Xi Jinping downsizes the Ant Group (and Jack Ma)
China’s leading online microcredit company is forced to comply with the same rules as traditional banks. Like its majority shareholder Alibaba, it must obey the government’s directives. The authorities want the personal data of Ant's 730 million users. The Chinese Communist Party battles web giants.
Beijing (AsiaNews) – China's central bank, the People’s Bank of China (PBOC), is forcing the Ant Group to restructure itself under its supervision, PBOC Deputy Governor Pan Gongsheng said yesterday.
The Ant Group is a leading provider of online payment and microcredit services. Alipay, its web application, has more than 730 million users.
The “Ant Group attaches great importance to the seriousness of the rectification,” the company said in a statement, and it is ready to develop within the “national strategic context”.
In doing so, it can contribute to the “dual circulation“ strategy promoted by President Xi Jinping, which combines greater self-sufficiency (especially in the technological field), higher domestic consumption, and more foreign capital.
Ant has not resisted government directives, aimed at drastically containing the power of China’s web giants.
Alibaba, the champion of e-commerce founded by billionaire Jack Ma, the Ant Group’s majority shareholder, also fell into line recently after it was fined 18.2 billion yuan (US$ 2.7 billion) for abusing its dominant position.
Ant will become a financial holding company under the same regulatory regime as traditional lenders. So far, it has had a competitive advantage over the big banks, such as no obligation to maintain a minimum level of capital.

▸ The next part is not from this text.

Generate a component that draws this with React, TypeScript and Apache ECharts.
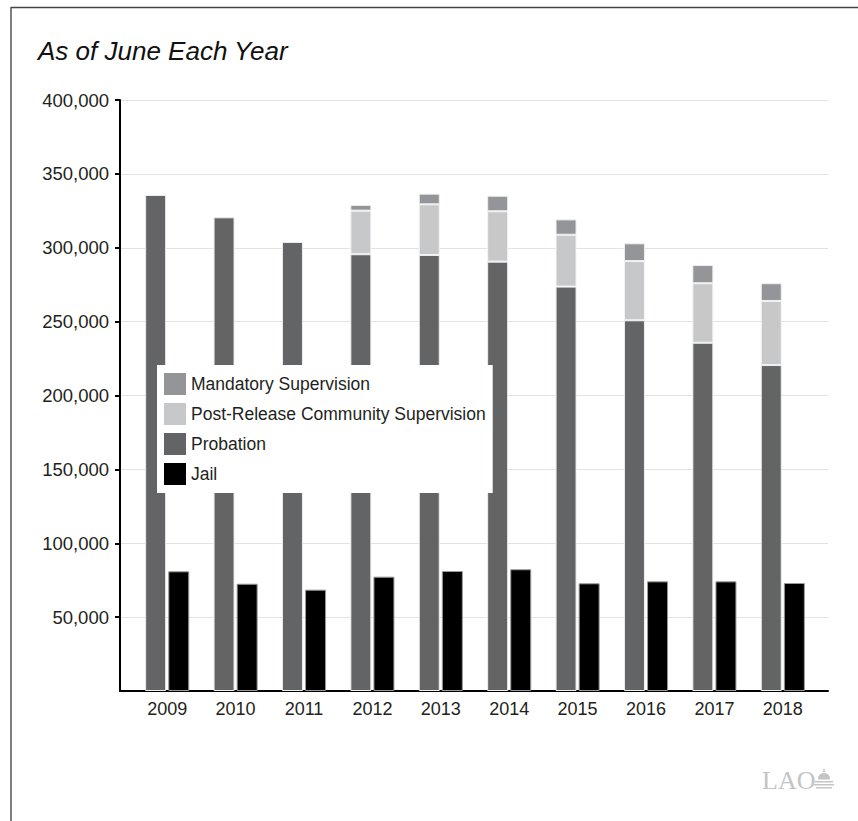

According to experts, to restructure, Ant will need at least 200 billion yuan (US$ 30.5 billion) in registered capital, a transformation that will most likely reduce its profits and value.
The central bank also wants Ant to share with the authorities its greatest asset, namely the personal data of its users.
The business founded by Jack Ma has long been in the crosshairs of Chinese authorities. In November, the government blocked Ant's stock market entry.
The listing, the highest in history (US$ 39.7 billion), was stopped because its activities were not in line with new government rules on micro-financing via web platforms.
China wants to adopt a clearer legal framework to put an end to monopolistic practices in the technological field, and it is not alone.
In December 2020, the European Union presented a draft law listing what digital companies can and cannot do, on pain of hefty fines or seeing their activities suspended within its territory.
In an open system such as that of the EU, web giants can negotiate; in China, they have to obey the Communist Party of China (CPC).
As Jiang Jinquan, director of the CPC’s Central Policy Research Office, noted in October, at the end of the Party’s 5th Plenum, the first objective of the 14th five-year plan (2021-2025) is to increase the concentration of power in the hands of the CPC (i.e. Secretary General Xi Jinping).
For Alibaba, Tencent and China's other big tech groups, the writing is on the wall: follow the party line or else.